Pemodelan Pergerakan Self-Balancing Cube pada Permukaan Berotasi Berdasarkan Kecepatan Sudut dan Akselerasi Menggunakan Sequential Neural Network

Abstract

Self-balancing Cube is a device that is able to maintain its own balance by utilizing a reaction wheel control system. By utilizing the action-reaction principle, the reaction wheel can correct the position of the Self-balancing Cube in real-time with precise orientation control and stabilization. A significant challenge arises when the Self-balancing Cube experiences external disturbances that impact its instability. This research examines the influence of external disturbances in the form of rotating surfaces on the movement of the Self-balancing Cube, by modeling its condition classification based on acceleration and angular velocity data. The conditions that occur are classified as Balance, Turbulence, and Collapse. The Sequential Neural Network model was developed to be able to correctly classify the movement of the Self-balancing Cube.

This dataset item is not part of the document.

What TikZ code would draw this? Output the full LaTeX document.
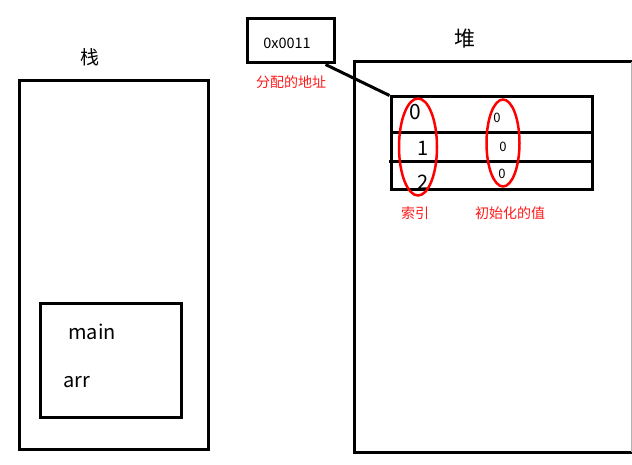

This research also applies five other classification algorithms as performance comparison instruments for the models developed. Mathematical formulas were also produced from this research to measure the best performance based on the model's ability to identify the desired priority conditions, namely Turbulence for predictive maintenance purposes. The calculation results show that one model obtained an overall score of 5.335 which makes it the best model out of the 96 types of investigation scenarios carried out. The best model was produced from analysis of the angular velocity when the Self-balancing Cube moves with a Fast Fourier Transform size of 256.